▸ **What you should do**:
Write out the entire listing below exactly as it appears, minus any pictures.

▸ **Source excerpt**:
──────

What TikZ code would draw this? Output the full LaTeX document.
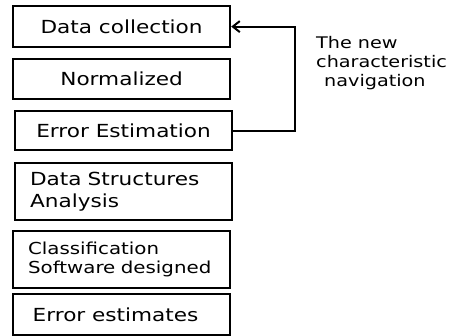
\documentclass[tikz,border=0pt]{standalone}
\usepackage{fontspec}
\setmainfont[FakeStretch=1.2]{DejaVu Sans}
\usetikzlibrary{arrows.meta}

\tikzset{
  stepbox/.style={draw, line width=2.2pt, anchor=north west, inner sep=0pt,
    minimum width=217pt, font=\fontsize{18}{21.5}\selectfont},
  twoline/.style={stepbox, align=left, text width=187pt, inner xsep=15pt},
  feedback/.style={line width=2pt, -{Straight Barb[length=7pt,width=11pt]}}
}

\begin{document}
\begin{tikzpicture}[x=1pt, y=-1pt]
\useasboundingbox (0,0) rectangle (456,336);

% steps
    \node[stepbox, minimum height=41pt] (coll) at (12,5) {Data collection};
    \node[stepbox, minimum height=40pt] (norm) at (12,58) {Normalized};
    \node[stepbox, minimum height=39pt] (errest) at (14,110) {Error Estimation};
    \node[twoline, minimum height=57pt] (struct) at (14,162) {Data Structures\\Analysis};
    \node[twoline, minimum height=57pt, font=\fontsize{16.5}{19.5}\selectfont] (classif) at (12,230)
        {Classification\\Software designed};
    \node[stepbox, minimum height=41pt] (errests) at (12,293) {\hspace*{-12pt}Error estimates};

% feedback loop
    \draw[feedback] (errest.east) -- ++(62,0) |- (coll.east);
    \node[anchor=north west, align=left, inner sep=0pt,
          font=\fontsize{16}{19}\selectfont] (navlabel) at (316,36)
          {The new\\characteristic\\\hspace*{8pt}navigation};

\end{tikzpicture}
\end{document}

──────

▸ **Full output**:
What TikZ code would draw this? Output the full LaTeX document.
\documentclass[tikz,border=0pt]{standalone}
\usepackage{fontspec}
\setmainfont[FakeStretch=1.2]{DejaVu Sans}
\usetikzlibrary{arrows.meta}

\tikzset{
  stepbox/.style={draw, line width=2.2pt, anchor=north west, inner sep=0pt,
    minimum width=217pt, font=\fontsize{18}{21.5}\selectfont},
  twoline/.style={stepbox, align=left, text width=187pt, inner xsep=15pt},
  feedback/.style={line width=2pt, -{Straight Barb[length=7pt,width=11pt]}}
}

\begin{document}
\begin{tikzpicture}[x=1pt, y=-1pt]
\useasboundingbox (0,0) rectangle (456,336);

% steps
    \node[stepbox, minimum height=41pt] (coll) at (12,5) {Data collection};
    \node[stepbox, minimum height=40pt] (norm) at (12,58) {Normalized};
    \node[stepbox, minimum height=39pt] (errest) at (14,110) {Error Estimation};
    \node[twoline, minimum height=57pt] (struct) at (14,162) {Data Structures\\Analysis};
    \node[twoline, minimum height=57pt, font=\fontsize{16.5}{19.5}\selectfont] (classif) at (12,230)
        {Classification\\Software designed};
    \node[stepbox, minimum height=41pt] (errests) at (12,293) {\hspace*{-12pt}Error estimates};

% feedback loop
    \draw[feedback] (errest.east) -- ++(62,0) |- (coll.east);
    \node[anchor=north west, align=left, inner sep=0pt,
          font=\fontsize{16}{19}\selectfont] (navlabel) at (316,36)
          {The new\\characteristic\\\hspace*{8pt}navigation};

\end{tikzpicture}
\end{document}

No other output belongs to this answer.